実は一気に走れば、すぐに追いつくのだが、皆さん少し年配の方が多く、ハートは「お嬢さん」なのだが、体力や気力は「昔お嬢さんだった方々」なので、それっと急に走ったりを強制できないのだった。それにそんな行為、彼女がたには下品かもしれないし^_^;

そしたらこれもちょっと数人の集団になり、先頭を「昔青年だった人」が歩いてくださった。この方は前年の鈴鹿市長だそうだ。野遊はそんなこと知らなくて、以前、あるいは昔市議会議員だったか県議会議員だったか、知らされるたびに、あ〜それはどうも失礼いたしましたとか言うには言ったが、何が失礼かは自分でも知らない。

この市長だった人とかが、わたしたちがいそいそと道路を渡っても見守るような感じで先導したりしんがりを歩いたり、要請されるままに写真を撮ったり、なかなかゆったりした優しい御仁だった。

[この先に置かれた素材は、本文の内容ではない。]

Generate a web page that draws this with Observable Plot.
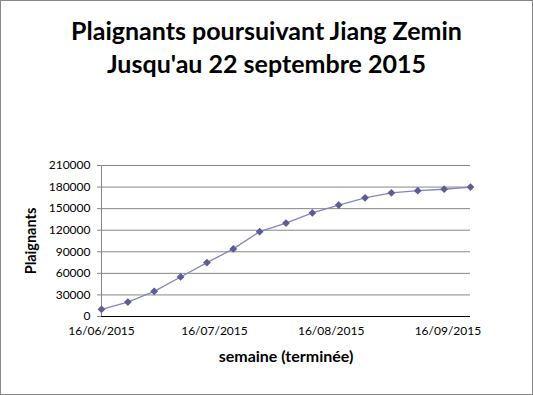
<!DOCTYPE html>
<html><head><meta charset="utf-8">
<script src="https://cdn.jsdelivr.net/npm/d3@7"></script>
<script src="https://cdn.jsdelivr.net/npm/@observablehq/plot@0.6"></script>
<style>
body{margin:0;background:#fff}
#wrap{position:relative;width:533px;height:395px;box-sizing:border-box;border:1px solid #878787;background:#fff;font-family:Lato,sans-serif;overflow:hidden}
#title{position:absolute;left:0;right:0;top:13px;text-align:center;font-weight:bold;font-size:25px;line-height:33px;color:#000}
#chart{position:absolute;left:0;top:129px}
</style></head><body>
<div id="wrap"><div id="title"></div><div id="chart"></div></div>
<script>
const titleLines = ["Plaignants poursuivant Jiang Zemin", "Jusqu'au 22 septembre 2015"];
const weeks = ["2015-06-16","2015-06-23","2015-06-30","2015-07-07","2015-07-14","2015-07-21","2015-07-28","2015-08-04","2015-08-11","2015-08-18","2015-08-25","2015-09-01","2015-09-08","2015-09-15","2015-09-22"];
const plaignants = [10000,20000,35000,55000,75000,94000,118000,130000,144000,155000,165000,172000,175000,177000,180000];
const yTicks = [0,30000,60000,90000,120000,150000,180000,210000];
const xTicks = ["2015-06-16","2015-07-16","2015-08-16","2015-09-16"];
const yLabel = "Plaignants";
const xLabel = "semaine (terminée)";

document.getElementById("title").innerHTML = titleLines.join("<br>");
const rows = weeks.map((w, i) => ({date: new Date(w), value: plaignants[i]}));

const chart = Plot.plot({
  width: 531,
  height: 240,
  marginLeft: 100,
  marginRight: 62,
  marginTop: 35,
  marginBottom: 54,
  style: {fontFamily: "Lato, sans-serif", fontSize: "12px", color: "#000", background: "transparent", overflow: "visible"},
  x: {type: "utc", domain: [rows[0].date, rows[rows.length - 1].date]},
  y: {domain: [0, 210000]},
  marks: [
    Plot.gridY(yTicks, {stroke: "#868686", strokeOpacity: 1}),
    Plot.ruleX([rows[0].date], {stroke: "#868686"}),
    Plot.axisY(yTicks, {tickSize: 4, tickPadding: 7, stroke: "#868686", label: null, tickFormat: d => String(d)}),
    Plot.ruleY([0], {stroke: "#000"}),
    Plot.line(rows, {x: "date", y: "value", stroke: "#8585bd", strokeWidth: 1.3}),
    Plot.dot(rows, {x: "date", y: "value", symbol: "diamond2", r: 3.5, fill: "#5c5c96"}),
    Plot.axisX(xTicks.map(d => new Date(d)), {tickSize: 0, tickPadding: 10, tickFormat: d3.utcFormat("%d/%m/%Y"), label: null}),
    Plot.text([yLabel], {frameAnchor: "left", textAnchor: "middle", rotate: -90, dx: -70, fontWeight: "bold", fontSize: 14.5}),
    Plot.text([xLabel], {frameAnchor: "bottom", dy: 45, fontWeight: "bold", fontSize: 16})
  ]
});
document.getElementById("chart").appendChild(chart);
</script>
</body></html>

少しずつ太陽が光を落としていき、赤の広場のライトアップが反比例して輝きだす。裏側の広場の模様はまた格別な麗しさがあり、野遊はこちら側を見学できてよかったと思った。今日の記録を終えている野遊は気が軽く、おおいに楽しんだ。

今までの野遊の「きれいな景色」とは違う種類のきれいな景色で、野遊は思わず「こんな美しい景色を見てしまったわたしたちは、もう愛し合っていくしかありません」と言ってしまった。それはもちろん井上靖の小説の一節(『猟銃』)を借りたものだったので、なんとな〜く、おろしや国酔夢譚の作者の言葉、どこかで反応あったらいいなとか思ってしまったのだ。こんな場合の、この方々へのジョークにふさわしいと思ったのだが。

今も野遊の目に浮かぶ、赤の広場の裏側ライトアップ。野遊は先導してくださった、この前市長氏に感謝だ。この人は野遊を「何を浮かれているのか、クルクルパーだな」と思ったようだが。